#### [YOUR OBJECTIVE]
Print exactly the lines running from the one that holds "Output the Python" through the one that holds "from matplotlib.ticker import", please, and leave the pictures out.

#### [SUPPLIED MATERIAL]
□ □ □

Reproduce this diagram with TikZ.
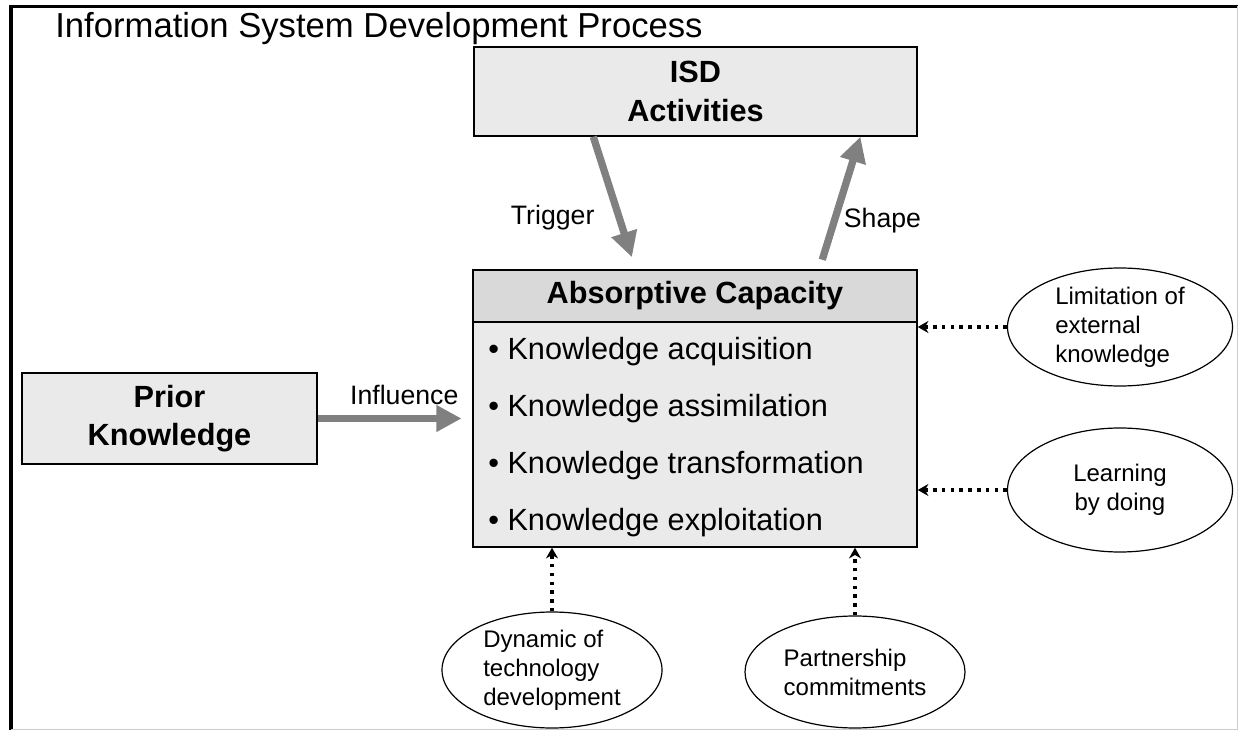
\documentclass[tikz,border=0pt]{standalone}
\usepackage{fontspec}
\setmainfont{Liberation Sans}
\usetikzlibrary{shapes.geometric,arrows.meta,calc}
\definecolor{boxfill}{HTML}{EAEAEA}
\definecolor{headfill}{HTML}{D9D9D9}
\definecolor{arrowgray}{HTML}{808080}
\tikzset{
  box/.style={draw, line width=1.1pt, fill=boxfill, inner sep=0pt, align=center},
  boxtext/.style={font=\fontsize{23}{28}\selectfont\bfseries},
  factor/.style={draw, ellipse, line width=0.9pt, inner sep=0pt, fill=white,
    font=\fontsize{18}{21.75}\selectfont},
  bigarrow/.style={draw=arrowgray, line width=5.5pt,
    -{Triangle[length=19pt,width=19pt]}},
  weakarrow/.style={line width=2.6pt, dash pattern=on 2.6pt off 4pt,
    -{Stealth[length=8pt,width=9pt]}},
  lbl/.style={font=\fontsize{20}{24}\selectfont}
}
\begin{document}
\begin{tikzpicture}[x=0.75pt, y=-0.75pt]
        \useasboundingbox (0,0) rectangle (1238,730);
        % frame of the process
        \draw[line width=2.4pt] (11,730) -- (11,6.5) -- (1238,6.5);
        \draw[black!20, line width=0.8pt] (1237.5,6.5) -- (1237.5,729.5) -- (11,729.5);
        \node[anchor=base west, inner sep=0pt, font=\fontsize{26}{30}\selectfont] (title) at (55,38)
          {Information System Development Process};

        \node[box, boxtext, minimum width=332.25pt, minimum height=66.75pt, text depth=0pt] (isd) at (695.5,91.5)
          {ISD\\[1pt]Activities};
        \node[box, boxtext, fill=headfill, minimum width=333pt, minimum height=39pt] (acap) at (695,296)
          {Absorptive Capacity};
        \node[box, minimum width=333pt, minimum height=168.75pt] (acapbody) at (695,434.5) {};
        \node[anchor=west, align=left, inner sep=0pt, font=\fontsize{23}{42.75}\selectfont] (acaplist) at (488,437)
          {• Knowledge acquisition\\• Knowledge assimilation\\• Knowledge transformation\\• Knowledge exploitation};
        \node[box, boxtext, minimum width=221.25pt, minimum height=68.25pt] (prior) at (169.5,418.5)
          {Prior\\[1pt]Knowledge};

        % factors
        \node[factor, align=left, minimum width=168.75pt, minimum height=88.5pt] (limit) at (1120,327)
          {Limitation of\\external\\knowledge};
        \node[factor, align=center, minimum width=168.75pt, minimum height=93pt] (learn) at (1120,490)
          {Learning\\by doing};
        \node[factor, align=left, minimum width=165pt, minimum height=87pt] (dyn) at (552,670)
          {Dynamic of\\technology\\development};
        \node[factor, align=left, minimum width=165pt, minimum height=84pt] (partner) at (855,672)
          {Partnership\\commitments};

        \draw[bigarrow, shorten >=9.5pt] ($(isd.south west)!.27!(isd.south east)$)
          -- ($(acap.north west)!.367!(acap.north east)$) node[lbl, left=12.5pt, pos=.61] (trig) {Trigger};
        \draw[bigarrow, shorten <=7.5pt] ($(acap.north west)!.779!(acap.north east)$)
          -- ($(isd.south west)!.871!(isd.south east)$) node[lbl, right=1pt, pos=.37] (shape) {Shape};
        \draw[bigarrow, shorten >=8pt] (prior.east) -- (prior.east -| acapbody.west)
          node[lbl, above=4pt, pos=.56] (infl) {Influence};

        \draw[weakarrow] (limit.west) -- (limit.west -| acapbody.east);
        \draw[weakarrow] (learn.west) -- (learn.west -| acapbody.east);
        \draw[weakarrow] (dyn.north) -- (dyn.north |- acapbody.south);
        \draw[weakarrow] (partner.north) -- (partner.north |- acapbody.south);
      \end{tikzpicture}
\end{document}
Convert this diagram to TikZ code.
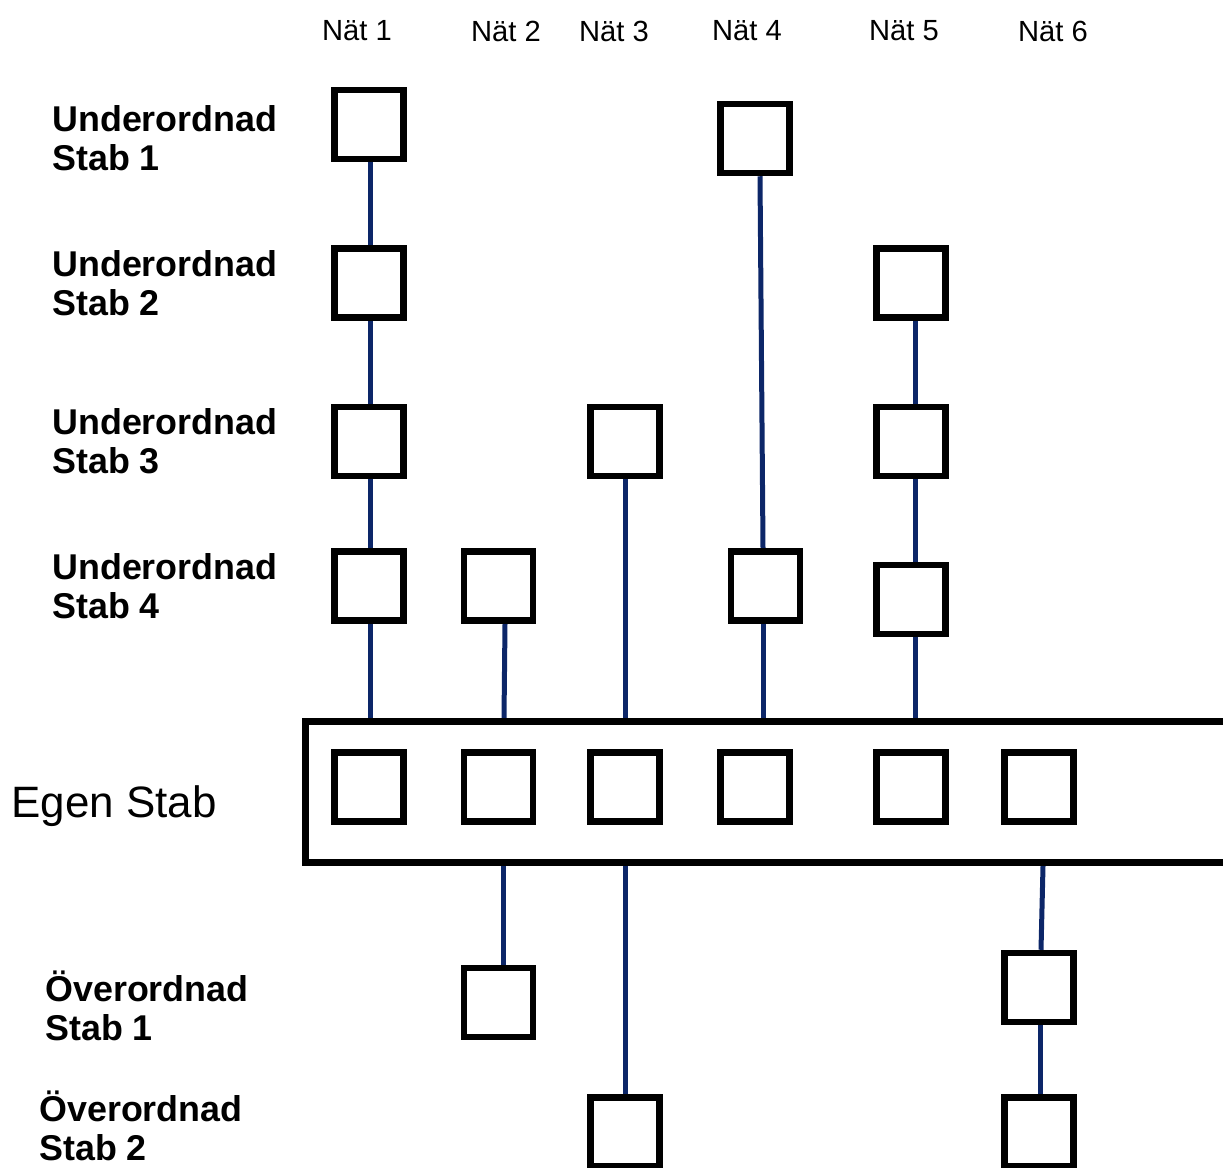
\documentclass[tikz,border=0pt]{standalone}
\usepackage{fontspec}
\setmainfont{Liberation Sans}
\usetikzlibrary{calc,backgrounds}
\definecolor{navy}{RGB}{12,38,104}
\begin{document}
\begin{tikzpicture}[x=0.02cm,y=-0.02cm,
  sq/.style={draw=black,line width=0.13cm,minimum width=1.38cm,minimum height=1.38cm,inner sep=0pt,fill=white},
  link/.style={draw=navy,line width=0.1cm},
  rowlabel/.style={anchor=west,align=left,inner sep=0pt,font=\fontsize{20.4}{22.5}\selectfont\bfseries},
  netlabel/.style={inner sep=0pt,font=\fontsize{16.6}{19}\selectfont}]
\useasboundingbox (0,0) rectangle (1223,1167);
% net labels
\node[netlabel] (n1) at (357,31) {Nät 1};
\node[netlabel] (n2) at (506,31) {Nät 2};
\node[netlabel] (n3) at (614,31) {Nät 3};
\node[netlabel] (n4) at (747,31) {Nät 4};
\node[netlabel] (n5) at (904,31) {Nät 5};
\node[netlabel] (n6) at (1053,31) {Nät 6};
% row labels
\node[rowlabel] (l1) at (52,138) {Underordnad\\Stab 1};
\node[rowlabel] (l2) at (52,283) {Underordnad\\Stab 2};
\node[rowlabel] (l3) at (52,441) {Underordnad\\Stab 3};
\node[rowlabel] (l4) at (52,586) {Underordnad\\Stab 4};
\node[rowlabel] (l5) at (45,1006) {Överordnad\\Stab 1};
\node[rowlabel] (l6) at (39,1126) {Överordnad\\Stab 2};
\node[anchor=west,inner sep=0pt,font=\fontsize{25}{28}\selectfont] (egenlabel) at (11,806) {Egen Stab};
% Egen Stab frame
\node[draw=black,line width=0.14cm,minimum width=19.09cm,minimum height=2.82cm,inner sep=0pt] (egen) at (782.75,792) {};
% subordinate boxes
\node[sq] (u11) at (369,124.5) {};
\node[sq] (u14) at (755,138.5) {};
\node[sq] (u21) at (369,283) {};
\node[sq] (u25) at (911,283) {};
\node[sq] (u31) at (369,441.5) {};
\node[sq] (u33) at (625,441.5) {};
\node[sq] (u35) at (911,441.5) {};
\node[sq] (u41) at (369,586) {};
\node[sq] (u42) at (498.5,586) {};
\node[sq] (u44) at (765.5,586) {};
\node[sq] (u45) at (911,599.5) {};
% own staff boxes
\node[sq] (e1) at (369,787) {};
\node[sq] (e2) at (498.5,787) {};
\node[sq] (e3) at (625,787) {};
\node[sq] (e4) at (755,787) {};
\node[sq] (e5) at (911,787) {};
\node[sq] (e6) at (1039,787) {};
% superior boxes
\node[sq] (o12) at (498.5,1002.5) {};
\node[sq] (o16) at (1039,987.5) {};
\node[sq] (o23) at (625,1132) {};
\node[sq] (o26) at (1039,1132) {};
\begin{pgfonlayer}{background}
% Nät 1
\draw[link] ($(u11.south)+(1,0)$) -- ($(u21.north)+(1,0)$);
\draw[link] ($(u21.south)+(1,0)$) -- ($(u31.north)+(1,0)$);
\draw[link] ($(u31.south)+(1,0)$) -- ($(u41.north)+(1,0)$);
\draw[link] ($(u41.south)+(1,0)$) -- ($(u41.south |- egen.north)+(1,0)$);
% Nät 2
\draw[link] ($(u42.south)+(6.5,0)$) -- ($(u42.south |- egen.north)+(5.5,0)$);
\draw[link] ($(o12.north |- egen.south)+(4.5,0)$) -- ($(o12.north)+(4.5,0)$);
% Nät 3
\draw[link] (u33.south) -- (u33.south |- egen.north);
\draw[link] (o23.north |- egen.south) -- (o23.north);
% Nät 4
\draw[link] ($(u14.south)+(5,0)$) -- ($(u44.north)+(-2.5,0)$);
\draw[link] ($(u44.south)+(-2.5,0)$) -- ($(u44.south |- egen.north)+(-2.5,0)$);
% Nät 5
\draw[link] ($(u25.south)+(4,0)$) -- ($(u35.north)+(4,0)$);
\draw[link] ($(u35.south)+(4,0)$) -- ($(u45.north)+(4,0)$);
\draw[link] ($(u45.south)+(4,0)$) -- ($(u45.south |- egen.north)+(4,0)$);
% Nät 6
\draw[link] ($(o16.north |- egen.south)+(4,0)$) -- ($(o16.north)+(2,0)$);
\draw[link] ($(o16.south)+(1,0)$) -- ($(o26.north)+(1,0)$);
\end{pgfonlayer}
\end{tikzpicture}
\end{document}
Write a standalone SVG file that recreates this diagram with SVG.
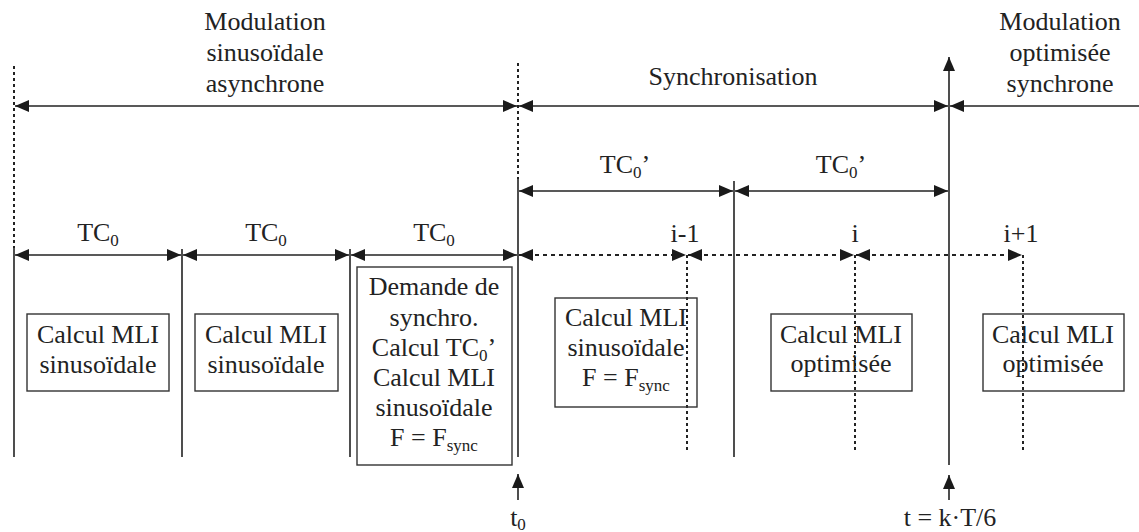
<svg xmlns="http://www.w3.org/2000/svg" width="1139" height="532" viewBox="0 0 1139 532">
<style>
text{font-family:'Liberation Serif',Tinos,'DejaVu Serif',serif;font-size:26px;fill:#222;text-anchor:middle}
.sub{font-size:17px}
.ln{stroke:#222;stroke-width:1.6;fill:none}
.dot{stroke:#222;stroke-width:2;fill:none;stroke-dasharray:3 3}
.dh{stroke:#222;stroke-width:2;fill:none;stroke-dasharray:4 4}
.box{fill:none;stroke:#333;stroke-width:1.4}
.a2{marker-start:url(#ah);marker-end:url(#ah)}
.a1{marker-end:url(#ah)}
</style>
<defs>
<marker id="ah" markerUnits="userSpaceOnUse" markerWidth="15" markerHeight="12" refX="14" refY="6" orient="auto-start-reverse" viewBox="0 0 15 12">
<path d="M0,0 L14,6 L0,12 z" fill="#1a1a1a"/>
</marker>
</defs>
<rect width="1139" height="532" fill="#fff"/>
<g id="connectors">
<line class="dot" x1="14" y1="66" x2="14" y2="248"/>
<line class="ln" x1="14" y1="248" x2="14" y2="457"/>
<line class="dot" x1="518" y1="63" x2="518" y2="179"/>
<line class="ln" x1="518" y1="179" x2="518" y2="457"/>
<line class="ln" x1="182" y1="249" x2="182" y2="457"/>
<line class="ln" x1="350" y1="249" x2="350" y2="457"/>
<line class="ln" x1="734" y1="181" x2="734" y2="457"/>
<line class="ln a1" x1="949" y1="465" x2="949" y2="57"/>
<line class="dot" x1="687" y1="255" x2="687" y2="452"/>
<line class="dot" x1="855" y1="255" x2="855" y2="452"/>
<line class="dot" x1="1023" y1="255" x2="1023" y2="452"/>
<line class="ln a2" x1="15" y1="106" x2="517" y2="106"/>
<line class="ln a2" x1="519" y1="106" x2="948" y2="106"/>
<line class="ln a1" x1="1139" y1="106" x2="950" y2="106"/>
<line class="ln a2" x1="519" y1="191" x2="733" y2="191"/>
<line class="ln a2" x1="735" y1="191" x2="948" y2="191"/>
<line class="ln a2" x1="15" y1="255" x2="181" y2="255"/>
<line class="ln a2" x1="183" y1="255" x2="349" y2="255"/>
<line class="ln a2" x1="351" y1="255" x2="517" y2="255"/>
<line class="dh a2" x1="519" y1="255" x2="686" y2="255"/>
<line class="dh a2" x1="688" y1="255" x2="854" y2="255"/>
<line class="dh a2" x1="856" y1="255" x2="1022" y2="255"/>
<line class="ln a1" x1="518" y1="500" x2="518" y2="474"/>
<line class="ln a1" x1="949" y1="500" x2="949" y2="475"/>
</g>
<g id="labels" font-family="Liberation Serif, serif">
<text x="265" y="30">Modulation</text>
<text x="265" y="61">sinusoïdale</text>
<text x="265" y="92">asynchrone</text>
<text x="733" y="85">Synchronisation</text>
<text x="1060" y="30">Modulation</text>
<text x="1060" y="61">optimisée</text>
<text x="1060" y="92">synchrone</text>
<text x="625" y="173">TC<tspan class="sub" dy="5">0</tspan><tspan dy="-5">’</tspan></text>
<text x="841" y="173">TC<tspan class="sub" dy="5">0</tspan><tspan dy="-5">’</tspan></text>
<text x="98" y="241">TC<tspan class="sub" dy="5">0</tspan></text>
<text x="266" y="241">TC<tspan class="sub" dy="5">0</tspan></text>
<text x="434" y="241">TC<tspan class="sub" dy="5">0</tspan></text>
<text x="685" y="242">i-1</text>
<text x="855" y="242">i</text>
<text x="1021" y="242">i+1</text>
<text x="518" y="526">t<tspan class="sub" dy="4">0</tspan></text>
<text x="950" y="526">t = k·T/6</text>
</g>
<g id="box1">
<rect class="box" x="27" y="314" width="142" height="77"/>
<text x="98" y="343">Calcul MLI</text>
<text x="98" y="373">sinusoïdale</text>
</g>
<g id="box2">
<rect class="box" x="195" y="314" width="143" height="77"/>
<text x="266" y="343">Calcul MLI</text>
<text x="266" y="373">sinusoïdale</text>
</g>
<g id="box3">
<rect class="box" x="357" y="267" width="155" height="198"/>
<text x="434" y="295">Demande de</text>
<text x="434" y="326">synchro.</text>
<text x="434" y="356">Calcul TC<tspan class="sub" dy="5">0</tspan><tspan dy="-5">’</tspan></text>
<text x="434" y="386">Calcul MLI</text>
<text x="434" y="416">sinusoïdale</text>
<text x="434" y="446">F = F<tspan class="sub" dy="5">sync</tspan></text>
</g>
<g id="box4">
<rect class="box" x="555" y="298" width="142" height="109"/>
<text x="626" y="326">Calcul MLI</text>
<text x="626" y="356">sinusoïdale</text>
<text x="626" y="386">F = F<tspan class="sub" dy="5">sync</tspan></text>
</g>
<g id="box5">
<rect class="box" x="771" y="314" width="141" height="77"/>
<text x="841" y="343">Calcul MLI</text>
<text x="841" y="372">optimisée</text>
</g>
<g id="box6">
<rect class="box" x="983" y="314" width="141" height="77"/>
<text x="1053" y="343">Calcul MLI</text>
<text x="1053" y="372">optimisée</text>
</g>
</svg>
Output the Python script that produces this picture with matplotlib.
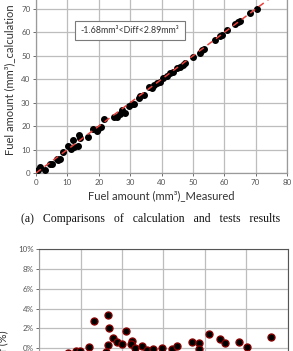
import matplotlib
matplotlib.use('Agg')
import matplotlib.pyplot as plt
from matplotlib.ticker import MultipleLocator, FuncFormatter

# DADOS - grafico (a): medido x calculado
measured = [0.7, 1.3, 2.9, 4.5, 5.0, 6.6, 7.1, 7.7, 8.5, 10.3, 11.2, 11.7, 12.1, 13.5, 13.7,
            14.0, 16.5, 18.1, 19.4, 19.9, 20.6, 21.7, 24.7, 25.7, 26.8, 27.3, 28.4, 29.5,
            30.5, 31.3, 32.7, 33.2, 34.3, 35.9, 36.9, 37.7, 38.5, 39.6, 40.6, 41.7, 42.8,
            43.8, 44.9, 46.0, 46.8, 47.6, 50.0, 52.3, 52.9, 53.6, 57.1, 58.7, 59.3, 60.9,
            63.5, 64.3, 64.9, 68.3, 70.4]
calculated = [1.1, 2.6, 1.1, 3.7, 3.7, 6.1, 5.4, 6.1, 9.0, 11.4, 10.4, 14.0, 11.1, 11.4, 16.4,
              15.1, 15.4, 19.0, 18.0, 19.0, 19.7, 22.9, 23.7, 23.7, 25.1, 26.9, 25.7, 28.6,
              29.4, 29.4, 31.9, 32.9, 33.3, 36.6, 36.1, 37.6, 38.3, 39.0, 40.4, 41.4, 42.6,
              43.3, 44.7, 45.4, 46.1, 46.9, 49.4, 51.4, 52.3, 53.1, 56.9, 58.3, 58.9, 61.1,
              63.7, 64.3, 64.7, 68.3, 70.0]
diff_text = '-1.68mm\u00b3<Diff<2.89mm\u00b3'

# DADOS - grafico (b): diferenca em %
diff_x = [7.0, 8.9, 9.8, 12.1, 13.2, 16.7, 16.9, 17.9, 16.5, 16.1, 18.7, 20.0, 20.9, 22.3,
          22.1, 23.1, 24.7, 25.9, 27.4, 29.7, 32.0, 33.3, 36.8, 38.6, 38.6, 41.1, 43.6,
          44.8, 48.3, 50.1, 55.9]
diff_y = [-0.44, -0.23, -0.23, 0.17, 2.75, 3.39, 2.0, 1.07, 0.34, -0.34, 0.6, 0.4, 1.78, 0.74,
          0.44, 0.0, 0.27, -0.17, -0.07, 0.0, -0.07, 0.27, 0.67, 0.5, -0.07, 1.41, 0.9,
          0.5, 0.67, 0.17, 1.11]

plt.rcParams['font.family'] = ['Lato', 'DejaVu Sans']

fig = plt.figure(figsize=(2.93, 3.51), dpi=100)
grid_color = '#bdbdbd'
tick_color = '#555555'

# GRAFICO (a)
ax1 = fig.add_axes([0.1229, 0.5071, 0.8567, 0.5339])
ax1.scatter(measured, calculated, s=16, color='black', zorder=3)
ax1.plot([0, 85], [0, 85], color='#e8413c', linestyle=(0, (4, 3)), linewidth=1.1, zorder=4)
ax1.set_xlim(0, 80)
ax1.set_ylim(0, 80)
ax1.xaxis.set_major_locator(MultipleLocator(10))
ax1.yaxis.set_major_locator(MultipleLocator(10))
ax1.grid(True, color=grid_color, linewidth=0.9)
ax1.set_axisbelow(True)
for s in ax1.spines.values():
    s.set_color('#9a9a9a')
    s.set_linewidth(0.9)
ax1.tick_params(labelsize=5.8, colors=tick_color, length=2, width=0.6, pad=2)
ax1.set_xlabel('Fuel amount (mm\u00b3)_Measured', fontsize=8, color='#333333', labelpad=3)
ax1.set_ylabel('Fuel amount (mm\u00b3)_calculation', fontsize=8, color='#333333', labelpad=4)
ax1.text(29.9, 60.8, diff_text, fontsize=6.4, color='#333333', ha='center', va='center',
         bbox=dict(boxstyle='square,pad=0.6', facecolor='white', edgecolor='#7a7a7a', linewidth=0.8),
         zorder=5)

# LEGENDA DA FIGURA
fig.text(0.515, 0.376, '(a)   Comparisons   of   calculation   and   tests   results',
         fontsize=8.5, family='Liberation Serif', ha='center', va='center', color='#111111')

# GRAFICO (b)
ax2 = fig.add_axes([0.1341, -0.276, 0.8478, 0.567])
ax2.scatter(diff_x, diff_y, s=26, color='black', edgecolors='#8b0000', linewidths=0.9, zorder=3)
ax2.set_xlim(0, 60)
ax2.set_ylim(-10, 10)
ax2.xaxis.set_major_locator(MultipleLocator(10))
ax2.yaxis.set_major_locator(MultipleLocator(2))
ax2.yaxis.set_major_formatter(FuncFormatter(lambda v, p: '%d%%' % round(v)))
ax2.grid(True, color=grid_color, linewidth=0.9)
ax2.set_axisbelow(True)
ax2.spines['left'].set_color('#9a9a9a')
ax2.spines['bottom'].set_color('#9a9a9a')
ax2.spines['top'].set_color('#555555')
ax2.spines['right'].set_color('#555555')
ax2.tick_params(labelsize=5.8, colors=tick_color, length=2, width=0.6, pad=2)
ax2.set_xticklabels([])
ax2.set_ylabel('Diff (%)', fontsize=8, color='#333333', labelpad=5)

plt.savefig('out.png', dpi=100)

□ □ □

#### [TASK ANSWER]
Output the Python script that produces this picture with matplotlib.
import matplotlib
matplotlib.use('Agg')
import matplotlib.pyplot as plt
from matplotlib.ticker import MultipleLocator, FuncFormatter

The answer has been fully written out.